At the heart of the network, the City has deployed the Geoverse GeoCore Druid Raemis Evolved Packet Core (EPC) as the critical control element to manage all the CBRS radio network infrastructure from JMA Wireless, the Spectrum Access Service (SAS) from Google, and the many user devices. All these mobile devices and end points will be populated with a Geoverse SIM card so that they can securely connect to the Druid Raemis private network and utilize its capabilities such as roaming if they travel off-net. The city’s Raemis private network is one of the largest municipal cellular deployments rolled out so far in the US.
Radios are mounted on towers that the city was already using for public safety applications, as well as on city-owned rooftops. In addition, 13 poles were installed specifically for the CBRS radios. Tilson is handling site construction and deployment, and the entire network rollout is overseen by integrator Insight Enterprises.

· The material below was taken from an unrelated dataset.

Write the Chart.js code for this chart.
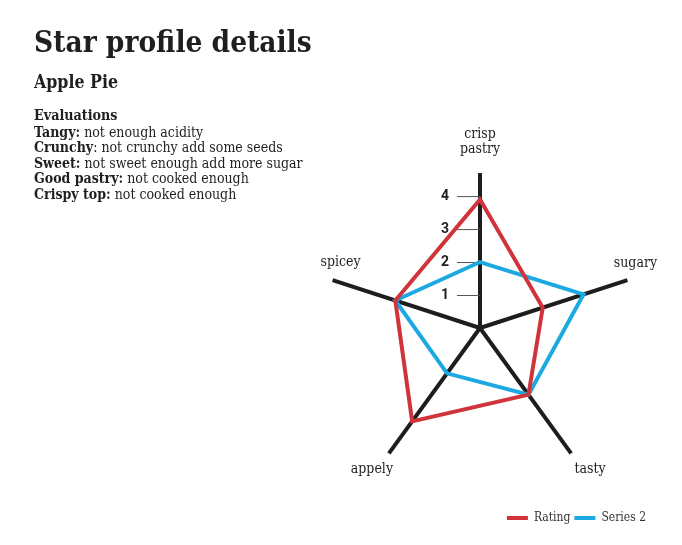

Tucson uses software to determine which residents are eligible to receive gateways and CBRS SIM cards to enable them to access the network. City residents can log in to a website to see if they qualify. Insight provides support to qualified users who have problems connecting, bringing in Tilson and Geoverse to help as needed.
According to Boyce, the network is delivering 50 Mbps downstream at his house, which isn’t even in the prescribed coverage area, and people who live closer to the towers are getting faster speeds. Boyce added that network policies block Netflix, Hulu, and content that is not considered appropriate for minors.
In addition, the GeoCore Druid Raemis core allows for network slicing across the cellular network, resulting in multiple virtual networks that can each be dedicated to specific functions to help better manage a number of city infrastructure domains. This includes connecting the city’s network of traffic lights, monitoring and managing its critical water systems, serving city parks and recreational spaces with public Wi-Fi, and connecting the city’s community of highly critical first responders. It will even be the platform to offer its city staff low cost, high performance internet service.
“The resulting CBRS infrastructure footprint and related deployment resources required were significantly much more manageable and therefore more cost-effective, which was significant understanding the tight schedule and limited resources we were managing against.” commented Collin Boyce the CIO from the City of Tucson.